60 patients were enrolled underwent physical, laboratory – including plasma level of CoQ10 and selenium- at the beginning and after 1 month and at the end of the study. They found Muscle pain, muscle weakness, tiredness, and cramps were present in 40, 21, 22, 18, of the 60 studied respectively yet “All these symptoms improved in the group of patients treated by CoQ10…” However, Selenium supplementation was not associated with a decrease of statin-associated myopathy. They concluded “supplementation with CoQ10 resulted in a decrease of symptoms of statin-associated myopathy which could be associated not only with improvement of quality of life, but compliance to statin therapy as well.”
As mentioned above, this study was one of many that found the addition of CoQ10 to statin therapy to be beneficial. Clearly, CoQ10 is a “must use” supplement for those on statin drugs considering it’s long list of benefits and essentially non-existent risk of side effects.
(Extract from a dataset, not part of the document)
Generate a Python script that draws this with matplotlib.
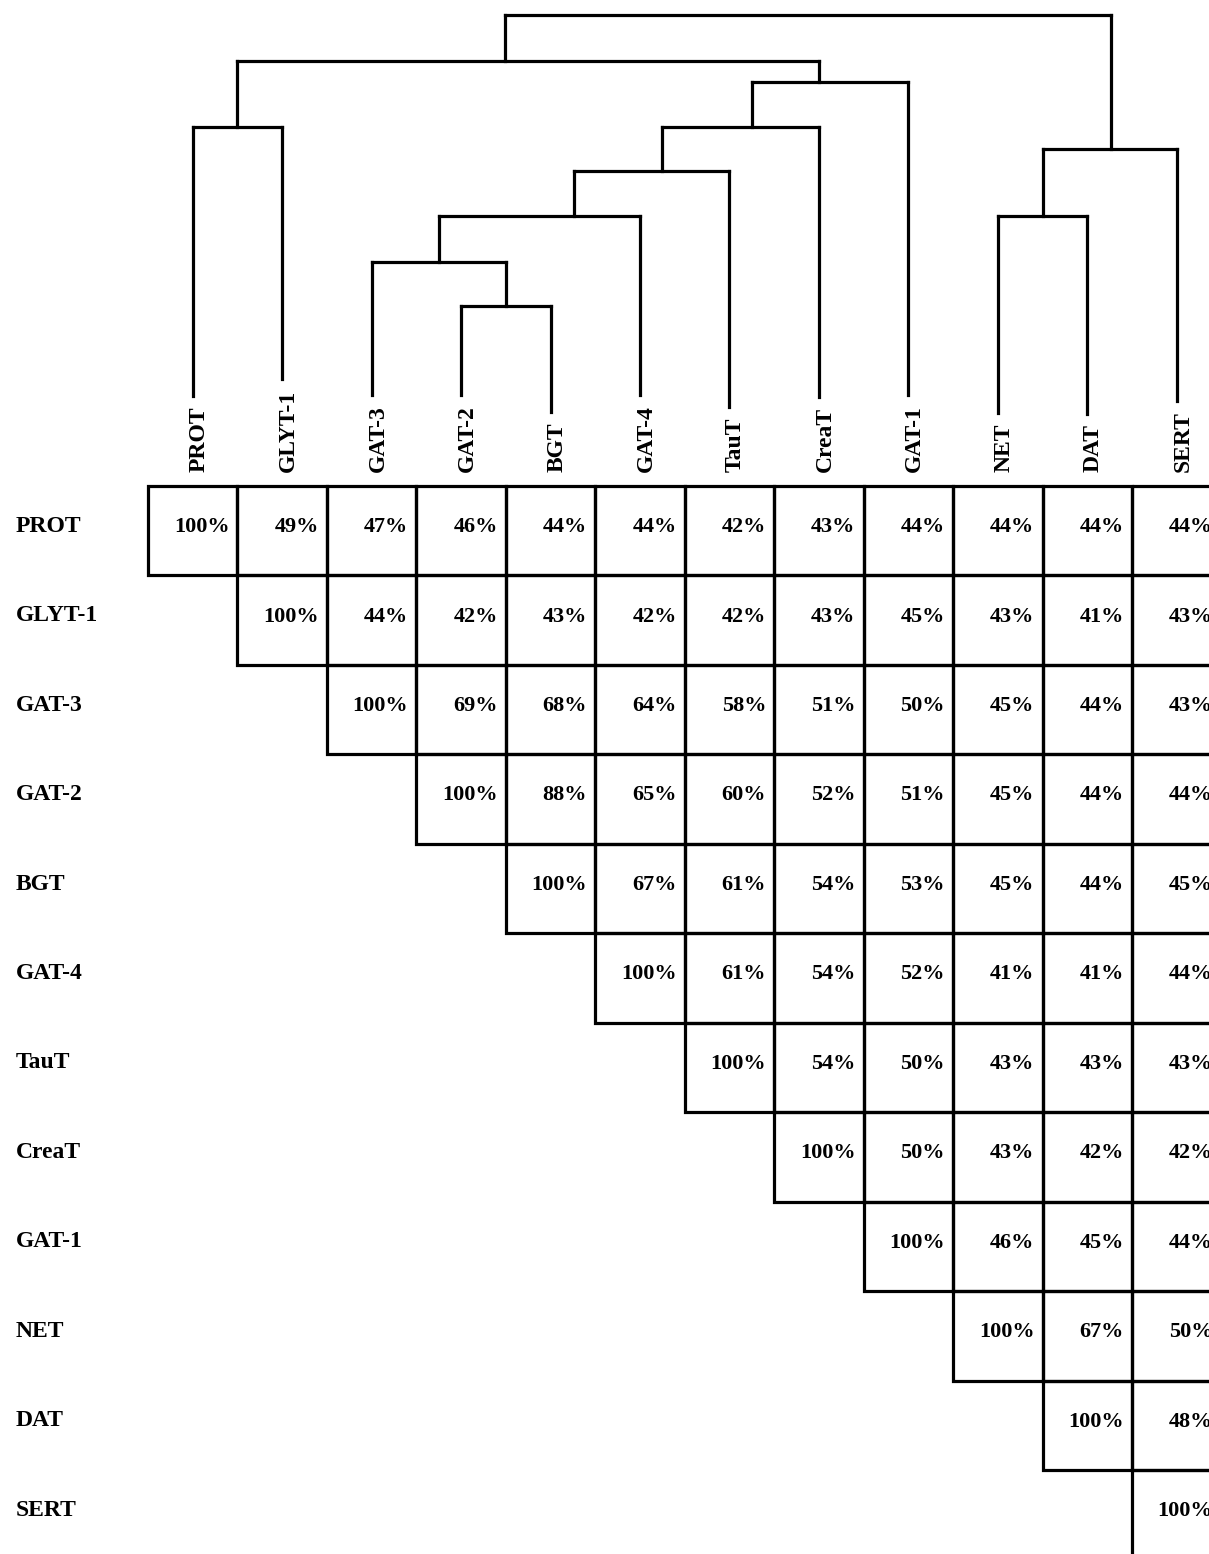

Another nutrient to get a great deal of attention at this conference – either alone or in conjunction with statin drug therapy – was the vitamin Niacin (vitamin B3). The benefits of Niacin therapy on blood lipids has been well established and covered extensively over the years in the pages of the LEF magazine. This conference further confirmed niacin as a therapy for preventing CVD. Several studies presented showed both alone and in combination with statin drugs, niacin raises HDL, lowers plasma triglyceride (TG) levels, as well as having other beneficial effects on CVD risk factors. This conference had various studies looking at timed released niacin as one way to improve efficacy and reduce side effects. One lecture titled “ARE NIACIN’S SIDE EFFECTS A BARRIER TO ITS USE?” given by a Dr. McGovern outlined what the (perceived and real) side effects are.
According to Dr. McGovern “Niacin’s side effects may be divided into 3 main categories: cutaneous, metabolic, and gastrointestinal.” Cutaneous side effects are the “flushing” (vasodilation) effects which many experience; red skin accompanied by burning, and/or Itching. However, Dr. McGovern stated “newer extended-release formulations of niacin, with aspirin prophylaxis, are associated with discontinuation rates for cutaneous side effects of 6% to 10% in clinical trials.”
A lesser-known side effect of high dose niacin therapy, are potential increases in blood glucose. However, the increase is on average approximately 5 to 9 mg/dL with blood glucose levels usually returning to baseline values within a relatively short time. For people with normal blood sugar metabolism (non diabetics) this should not be an issue. Even for diabetics, these are relatively small changes in blood sugar, and should be easily managed via diet and therapy.
Finally, Gastointestinal side effects – which appear more common among women – include heartburn, nausea, and diarrhea. Dr. McGovern stated these were generally manageable via taking this vitamin with food and slowly titrating the dose upward. He concluded “With proper education and instruction of patients, niacin’s side effects should not be a barrier to treatment…”
As with any large conference, the above is truly the tip of the proverbial iceberg regarding the large amount of research and information presented at this important conference. Many other nutrients, such as garlic, green tea, various polyphenols, plant sterols, L-arginine, and many others, were shown to be of potential benefit to reducing the risk of CVD – and or as an adjunct therapy to drugs such as the statins – as well as others.